### WHAT THE TASK ASKS
Please report every line from the material that contains the word "this".
########
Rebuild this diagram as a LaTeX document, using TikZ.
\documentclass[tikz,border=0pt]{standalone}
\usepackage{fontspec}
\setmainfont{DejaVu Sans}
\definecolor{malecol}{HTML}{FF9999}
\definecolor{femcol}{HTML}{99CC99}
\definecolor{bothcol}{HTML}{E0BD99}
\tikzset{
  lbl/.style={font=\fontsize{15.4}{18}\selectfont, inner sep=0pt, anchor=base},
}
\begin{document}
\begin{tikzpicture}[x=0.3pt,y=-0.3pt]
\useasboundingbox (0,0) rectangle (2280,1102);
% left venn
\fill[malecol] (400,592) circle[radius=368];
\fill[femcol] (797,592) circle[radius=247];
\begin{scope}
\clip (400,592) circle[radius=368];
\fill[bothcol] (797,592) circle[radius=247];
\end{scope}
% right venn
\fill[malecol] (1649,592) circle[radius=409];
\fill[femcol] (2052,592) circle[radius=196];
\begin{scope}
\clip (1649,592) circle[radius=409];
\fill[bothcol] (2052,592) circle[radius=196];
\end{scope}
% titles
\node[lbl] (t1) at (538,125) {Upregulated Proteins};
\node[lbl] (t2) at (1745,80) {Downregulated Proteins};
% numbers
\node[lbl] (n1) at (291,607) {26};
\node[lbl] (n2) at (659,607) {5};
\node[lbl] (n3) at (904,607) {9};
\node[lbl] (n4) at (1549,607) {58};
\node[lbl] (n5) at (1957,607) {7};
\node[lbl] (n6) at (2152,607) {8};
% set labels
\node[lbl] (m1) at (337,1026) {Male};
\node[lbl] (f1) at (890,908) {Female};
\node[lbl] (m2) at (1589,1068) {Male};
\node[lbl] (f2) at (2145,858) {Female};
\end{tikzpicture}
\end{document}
########
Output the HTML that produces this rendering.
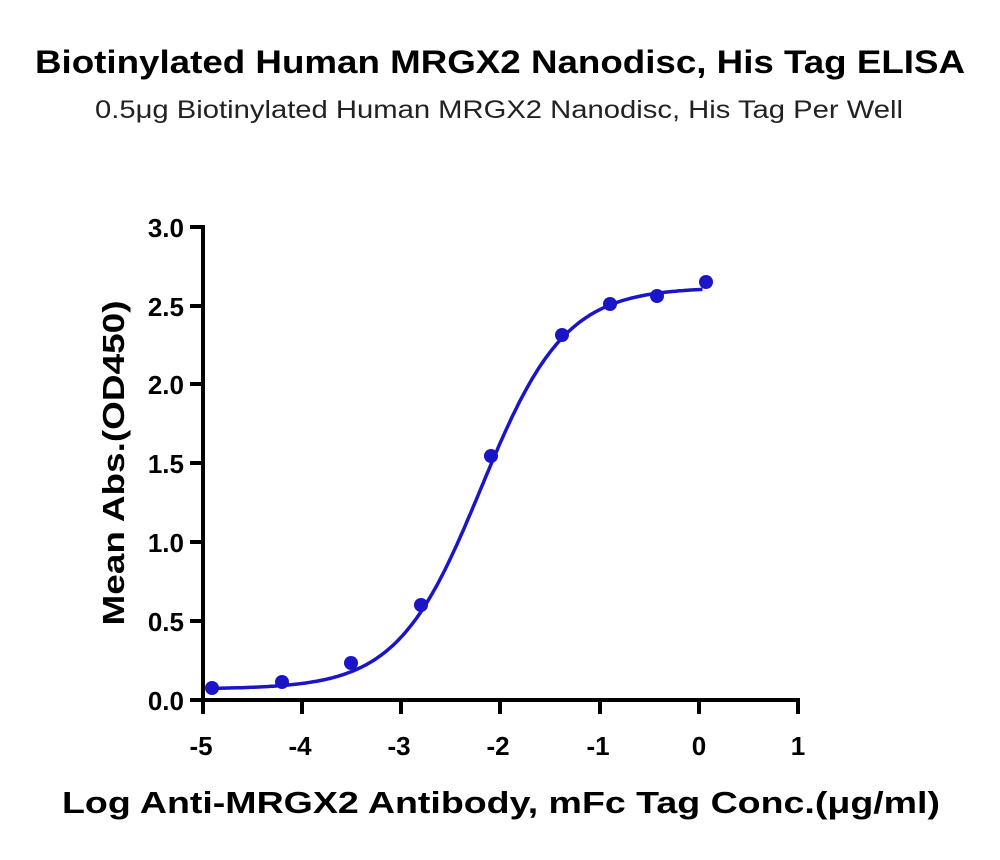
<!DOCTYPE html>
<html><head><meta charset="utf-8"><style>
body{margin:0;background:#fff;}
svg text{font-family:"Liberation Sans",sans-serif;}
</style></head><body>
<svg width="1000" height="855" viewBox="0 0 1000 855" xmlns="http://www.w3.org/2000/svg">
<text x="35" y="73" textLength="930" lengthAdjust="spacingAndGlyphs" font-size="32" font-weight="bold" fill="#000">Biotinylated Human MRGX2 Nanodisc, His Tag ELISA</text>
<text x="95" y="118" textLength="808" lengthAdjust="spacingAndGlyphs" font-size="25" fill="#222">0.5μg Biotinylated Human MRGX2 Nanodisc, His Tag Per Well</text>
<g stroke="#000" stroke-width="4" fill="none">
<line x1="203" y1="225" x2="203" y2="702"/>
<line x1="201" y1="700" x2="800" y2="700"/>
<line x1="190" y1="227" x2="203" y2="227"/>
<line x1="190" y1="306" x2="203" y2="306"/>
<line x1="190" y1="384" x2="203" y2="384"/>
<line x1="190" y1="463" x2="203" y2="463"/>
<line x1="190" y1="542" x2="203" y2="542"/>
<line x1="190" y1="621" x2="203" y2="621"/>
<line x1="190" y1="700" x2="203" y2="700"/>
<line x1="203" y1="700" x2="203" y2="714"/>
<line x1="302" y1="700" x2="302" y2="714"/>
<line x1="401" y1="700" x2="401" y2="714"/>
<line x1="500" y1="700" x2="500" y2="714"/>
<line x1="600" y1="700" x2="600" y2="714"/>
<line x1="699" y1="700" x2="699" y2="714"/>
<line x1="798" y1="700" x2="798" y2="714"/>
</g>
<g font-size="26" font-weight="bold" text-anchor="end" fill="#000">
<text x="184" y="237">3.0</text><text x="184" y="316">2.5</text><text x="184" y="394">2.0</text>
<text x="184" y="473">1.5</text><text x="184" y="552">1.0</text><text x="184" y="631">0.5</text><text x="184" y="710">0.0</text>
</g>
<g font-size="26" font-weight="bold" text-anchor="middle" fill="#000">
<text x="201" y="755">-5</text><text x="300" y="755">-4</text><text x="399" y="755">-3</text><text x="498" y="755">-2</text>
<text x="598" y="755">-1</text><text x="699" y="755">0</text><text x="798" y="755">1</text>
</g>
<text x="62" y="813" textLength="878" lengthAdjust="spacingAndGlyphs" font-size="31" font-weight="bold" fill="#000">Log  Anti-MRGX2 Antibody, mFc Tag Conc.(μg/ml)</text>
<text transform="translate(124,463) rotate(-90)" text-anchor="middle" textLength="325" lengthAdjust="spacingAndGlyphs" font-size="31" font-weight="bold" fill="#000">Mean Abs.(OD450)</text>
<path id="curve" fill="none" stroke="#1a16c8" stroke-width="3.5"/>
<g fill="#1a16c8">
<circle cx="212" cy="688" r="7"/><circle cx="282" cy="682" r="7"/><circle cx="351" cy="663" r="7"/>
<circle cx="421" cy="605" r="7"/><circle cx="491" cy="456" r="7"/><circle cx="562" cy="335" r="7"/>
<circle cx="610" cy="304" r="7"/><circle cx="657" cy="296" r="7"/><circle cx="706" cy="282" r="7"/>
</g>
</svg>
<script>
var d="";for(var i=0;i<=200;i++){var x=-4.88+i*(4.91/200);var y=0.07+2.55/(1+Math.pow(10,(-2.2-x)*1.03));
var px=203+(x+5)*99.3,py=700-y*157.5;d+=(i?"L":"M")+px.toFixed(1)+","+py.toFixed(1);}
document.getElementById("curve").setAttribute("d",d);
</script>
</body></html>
########
### FINAL RESULT
Rebuild this diagram as a LaTeX document, using TikZ.
Output the HTML that produces this rendering.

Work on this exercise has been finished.